I'm wrong? you've yourself made a (more complex and intricated) demonstration that this was an additive operation (but using an incremental loop, which is obviously never done like this when these operations can be associated and the number of incremental loops is known from the start).
The only thing ACTUALLY wrong was when you said (INT_MAX - 0 + INT_MIN), which doesn't correlate to anything in the spec or in any implementation. There were also some places where your communication was unclear; it seemed to suggest that you were attributing behaviors to operations that didn't apply.
The CORE of your point was correct, though, and my post was meant not to contradict you there but to try to highlight the specifics of what you were pointing out.

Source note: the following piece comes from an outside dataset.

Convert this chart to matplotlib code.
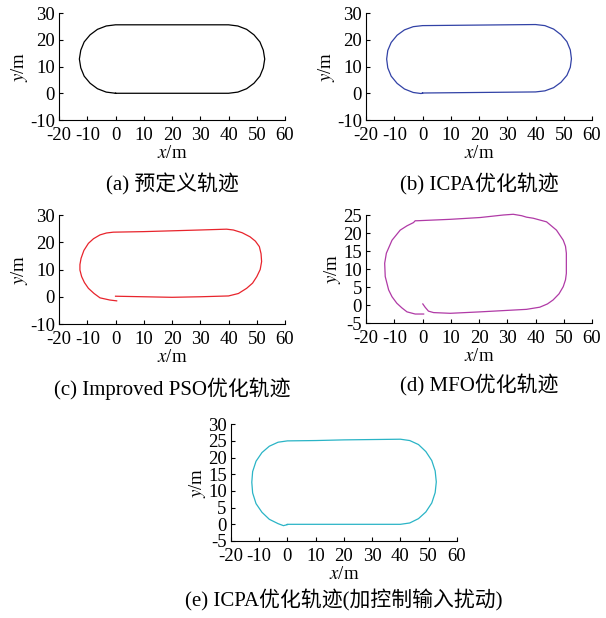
import matplotlib
matplotlib.use("Agg")
import matplotlib.pyplot as plt

plt.rcParams['font.family'] = ['Liberation Serif', 'Noto Sans CJK SC']
plt.rcParams['mathtext.fontset'] = 'stix'
plt.rcParams['axes.unicode_minus'] = False
plt.rcParams['font.size'] = 13.5

# (a) predefined trajectory
a_x = [0, 10, 20, 30, 40, 43.3, 46.4, 49.0, 51.1, 52.3, 52.8, 52.3, 51.1, 49.0, 46.4, 43.3, 40,
       30, 20, 10, 0, -3.3, -6.4, -9.0, -11.1, -12.3, -12.8, -12.3, -11.1, -9.0, -6.4, -3.3, 0]
a_y = [0, 0, 0, 0, 0, 0.44, 1.7, 3.75, 6.4, 9.5, 12.8, 16.1, 19.2, 21.85, 23.9, 25.16, 25.6,
       25.6, 25.6, 25.6, 25.6, 25.16, 23.9, 21.85, 19.2, 16.1, 12.8, 9.5, 6.4, 3.75, 1.7, 0.44, 0]

# (b) ICPA
b_x = [0, 10, 20, 30, 40, 43.3, 46.4, 49.0, 51.1, 52.3, 52.7, 52.3, 51.1, 49.0, 46.4, 43.3, 40,
       30, 20, 10, 0, -3.3, -6.4, -9.0, -11.1, -12.3, -12.7, -12.3, -11.1, -9.0, -6.4, -3.3, -0.5, 0]
b_y = [0.1, 0.2, 0.3, 0.4, 0.5, 0.9, 2.1, 4.1, 6.7, 9.7, 12.9, 16.2, 19.3, 21.9, 24.0, 25.3, 25.7,
       25.6, 25.5, 25.4, 25.3, 24.9, 23.7, 21.7, 19.0, 16.0, 12.8, 9.5, 6.4, 3.7, 1.6, 0.3, -0.1, 0.1]

# (c) Improved PSO
c_x = [0, 10, 20, 30, 40, 43.5, 46.4, 48.5, 50.0, 51.2, 51.7, 51.5, 50.9, 49.5, 47.6, 44.8, 41.7,
       39.3, 29.9, 20, 9.9, -0.8, -3.2, -5.5, -7.8, -9.6, -11.2, -12.2, -12.6, -12.6, -12.0, -11.0,
       -9.6, -7.6, -5.5, -2.0, 0.4]
c_y = [0.2, 0.0, -0.2, 0.0, 0.3, 1.2, 3.1, 5.0, 7.4, 10.0, 12.9, 15.8, 18.4, 20.4, 22.0, 23.5, 24.5,
       24.8, 24.5, 24.2, 23.9, 23.7, 23.4, 22.7, 21.3, 19.6, 17.0, 14.1, 11.8, 9.8, 7.4, 5.2,
       3.1, 1.2, -0.4, -1.2, -1.5]

# (d) MFO
d_x = [0.1, 0.9, 2.1, 3.9, 9.8, 20.4, 27.4, 36.8, 41.5, 44.2, 46.2, 48.3, 49.8, 50.6, 50.9, 50.9,
       50.6, 49.8, 47.4, 43.9, 39.2, 36.8, 35.1, 32.1, 28.6, 20.4, 9.8, -2.0, -2.6, -3.2, -5.5,
       -7.9, -10.8, -12.8, -13.4, -13.2, -12.0, -10.8, -9.1, -7.3, -5.5, -2.6, 0.4]
d_y = [0.3, -0.6, -1.7, -2.1, -2.3, -1.9, -1.6, -1.2, -0.6, 0.3, 1.4, 3.1, 5.1, 7.0, 8.8, 14.4,
       16.3, 18.0, 20.8, 23.1, 24.1, 24.4, 24.8, 25.2, 25.0, 24.3, 23.8, 23.4, 23.4, 22.9, 22.0,
       20.8, 18.0, 14.4, 11.6, 7.9, 4.2, 2.3, 0.5, -0.8, -1.9, -2.5, -2.5]

# (e) ICPA with control input disturbance
e_x = [0, 10, 20, 30, 40, 43.3, 46.4, 49.0, 51.1, 52.3, 52.7, 52.3, 51.1, 49.0, 46.4, 43.3, 40,
       30, 20, 10, 0, -3.3, -6.4, -9.0, -11.1, -12.3, -12.6, -12.3, -11.1, -9.0, -6.4, -3.3, -1.4, 0]
e_y = [0.0, 0.0, 0.0, 0.0, 0.0, 0.4, 1.7, 3.7, 6.4, 9.5, 12.7, 16.0, 19.1, 21.8, 23.9, 25.1, 25.5,
       25.4, 25.3, 25.1, 25.0, 24.6, 23.4, 21.5, 18.9, 15.8, 12.6, 9.4, 6.2, 3.6, 1.5, 0.2, -0.4, -0.1]

x_ticks = [-20, -10, 0, 10, 20, 30, 40, 50, 60]

panels = [
    # x, y, colour, yticks, rect, caption, caption offset
    (a_x, a_y, 'black', [-10, 0, 10, 20, 30], [0.0974, 0.8058, 0.373, 0.1731], '(a) 预定义轨迹', 0.104),
    (b_x, b_y, '#3242a6', [-10, 0, 10, 20, 30], [0.604, 0.8058, 0.373, 0.1731], '(b) ICPA优化轨迹', 0.104),
    (c_x, c_y, '#e8242c', [-10, 0, 10, 20, 30], [0.0974, 0.4757, 0.373, 0.1764],
     '(c) Improved PSO优化轨迹', 0.104),
    (d_x, d_y, '#b03aa6', [-5, 0, 5, 10, 15, 20, 25], [0.604, 0.4773, 0.373, 0.1748], '(d) MFO优化轨迹', 0.101),
    (e_x, e_y, '#2ab4c6', [-5, 0, 5, 10, 15, 20, 25, 30], [0.381, 0.1246, 0.373, 0.189],
     '(e) ICPA优化轨迹(加控制输入扰动)', 0.097),
]

fig = plt.figure(figsize=(6.06, 6.18), dpi=100)

for px, py, col, yt, rect, cap, off in panels:
    ax = fig.add_axes(rect)
    ax.plot(px, py, color=col, lw=0.9, clip_on=False)
    ax.set_xlim(-20, 60)
    ax.set_ylim(yt[0], yt[-1])
    ax.set_xticks(x_ticks)
    ax.set_yticks(yt)
    ax.spines['top'].set_visible(False)
    ax.spines['right'].set_visible(False)
    ax.tick_params(direction='in', length=3, width=0.8, labelsize=13.5)
    ax.tick_params(axis='x', pad=5)
    ax.tick_params(axis='y', pad=3)
    ax.set_xlabel(r'$x$/m', fontsize=13.5, labelpad=1)
    ax.set_ylabel(r'$y$/m', fontsize=13.5, labelpad=0)
    cx = rect[0] + rect[2] / 2
    fig.text(cx, rect[1] - off, cap, ha='center', va='center', fontsize=15)

fig.savefig('out.png', dpi=100)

Being an additive operation does not mean it is not "bitwise". But in fact the term "bitwise" you use is the incorrect term, on BCD machines (generally using sign-magnitude) it would be wrong. It's additive yes, but using modular arithmetic (which does not require any loop). All the trick is knowing the (positive) module, which is tied to the signed/unsigned integer "sizes" (i.e. the number of digits it stores, and the base of these digits, which is 2 on all modern machines or 10 on some legacy ones; this "size" is not a number of "char" in C, as returned by the sizeof operator, but is more like the "precision" of floaating point types; it may even be possible that machines will don't use integers at all but floatting point numbers always, in base 2 or 10, with sign and magnitude, or a sign and base-complement representation and still some exponent field in a non-negative range for integers and a rounding operation for the extra precision : in all these possible representations operations do not occur "bitwise" but base-2 operations are emulated to implmeent "~", or "|", or "&", or "^").

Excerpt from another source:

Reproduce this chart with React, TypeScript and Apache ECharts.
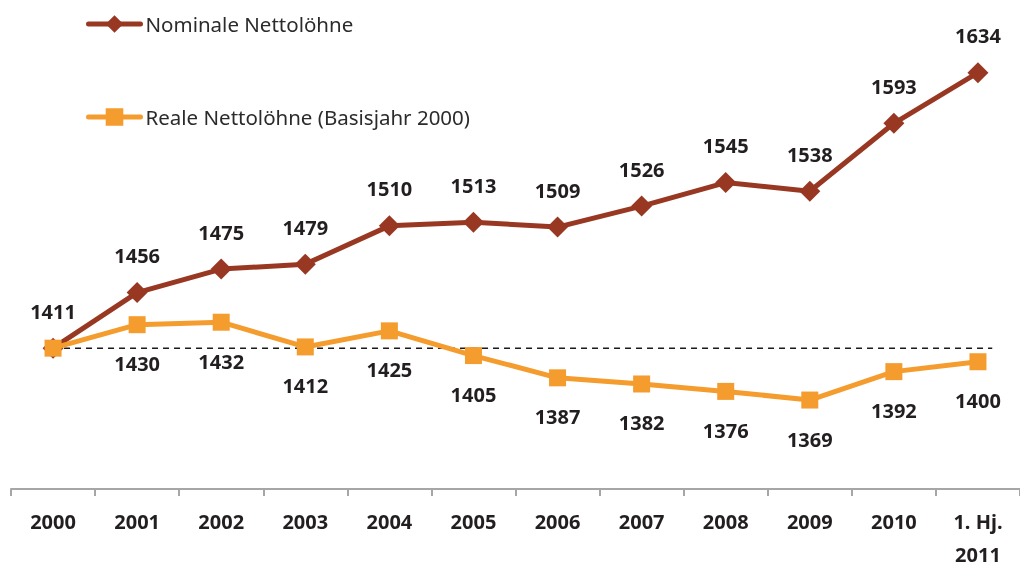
import React, { useEffect, useRef } from "react";
import * as echarts from "echarts";

const categories = ["2000", "2001", "2002", "2003", "2004", "2005", "2006", "2007", "2008", "2009", "2010", "1. Hj.\n2011"];
const nominal = [1411, 1456, 1475, 1479, 1510, 1513, 1509, 1526, 1545, 1538, 1593, 1634];
const real = [1411, 1430, 1432, 1412, 1425, 1405, 1387, 1382, 1376, 1369, 1392, 1400];
const baseLine = [[0, 1411], [11.17, 1411]];

const FONT = "'Noto Sans', 'Open Sans', sans-serif";
const RED = "#993822";
const ORANGE = "#F59C2F";
const TEXT = "#231f20";

export default function App() {
  const ref = useRef<HTMLDivElement>(null);
  useEffect(() => {
    if (!ref.current) return;
    const chart = echarts.init(ref.current, undefined, { renderer: "svg" });
    const legendText = { fontFamily: FONT, fontSize: 20.5, lineHeight: 22, color: "#2b2b2b" };
    chart.setOption({
      animation: false,
      textStyle: { fontFamily: FONT },
      grid: { left: 11, top: 1, width: 1011, height: 494, containLabel: false },
      legend: [
        {
          data: ["Nominale Nettolöhne"],
          left: 86,
          top: 13,
          padding: 0,
          itemWidth: 52,
          itemHeight: 22,
          lineStyle: { width: 5, cap: "round" },
          textStyle: legendText,
        },
        {
          data: ["Reale Nettolöhne (Basisjahr 2000)"],
          left: 86,
          top: 106,
          padding: 0,
          itemWidth: 52,
          itemHeight: 22,
          lineStyle: { width: 5, cap: "round" },
          textStyle: legendText,
        },
      ],
      xAxis: [
        {
          type: "category",
          data: categories,
          boundaryGap: true,
          axisLine: { lineStyle: { color: "#a6a6a6", width: 2 } },
          axisTick: { show: true, length: 7, lineStyle: { color: "#a6a6a6", width: 2 } },
          axisLabel: {
            fontFamily: FONT,
            fontSize: 20,
            fontWeight: "bold",
            color: TEXT,
            lineHeight: 33,
            margin: 16,
            interval: 0,
          },
          splitLine: { show: false },
        },
        { type: "value", min: -0.5, max: 11.5, show: false },
      ],
      yAxis: { type: "value", min: 1297, max: 1692, show: false, splitLine: { show: false } },
      series: [
        {
          type: "line",
          xAxisIndex: 1,
          data: baseLine,
          symbol: "none",
          silent: true,
          lineStyle: { color: "#1a1a1a", width: 1.5, type: [6, 5] },
          z: 1,
        },
        {
          name: "Nominale Nettolöhne",
          type: "line",
          data: nominal,
          symbol: "diamond",
          symbolSize: 21,
          lineStyle: { color: RED, width: 5 },
          itemStyle: { color: RED },
          label: {
            show: true,
            position: "inside",
            offset: [0, -37],
            fontFamily: FONT,
            fontSize: 20,
            fontWeight: "bold",
            color: TEXT,
          },
          z: 3,
        },
        {
          name: "Reale Nettolöhne (Basisjahr 2000)",
          type: "line",
          data: real,
          symbol: "rect",
          symbolSize: 17,
          lineStyle: { color: ORANGE, width: 5 },
          itemStyle: { color: ORANGE },
          label: {
            show: true,
            position: "inside",
            offset: [0, 39],
            fontFamily: FONT,
            fontSize: 20,
            fontWeight: "bold",
            color: TEXT,
            formatter: (p: any) => (p.dataIndex === 0 ? "" : String(p.value)),
          },
          z: 4,
        },
      ],
    });
    return () => chart.dispose();
  }, []);
  return <div ref={ref} style={{ position: "fixed", left: 0, top: 0, width: 1020, height: 571 }} />;
}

No, I was right. You CAN'T make a C-specification-compliant compiler on a BCD architecture or one that exclusively uses IEEE-758 floating point values. (You COULD make one that uses a different internal floating point representation, but the way IEEE-758 works precludes it.) The specification demands certain constraints on what constitutes a valid integer type, and it explicitly calls out that it must be able to represent all 2^n distinct values using n value bits. You can't do this at all in BCD, and IEEE-758 floating point omits the leading 1 i so you don't have distinct representations of 0 and 1 using the value bits alone. It also requires that ~E == max - E if E is of an unsigned type. This means the point is moot: Either your C compiler isn't standards-compliant on those systems, or you have to emulate an acceptable type.
/s/ Adam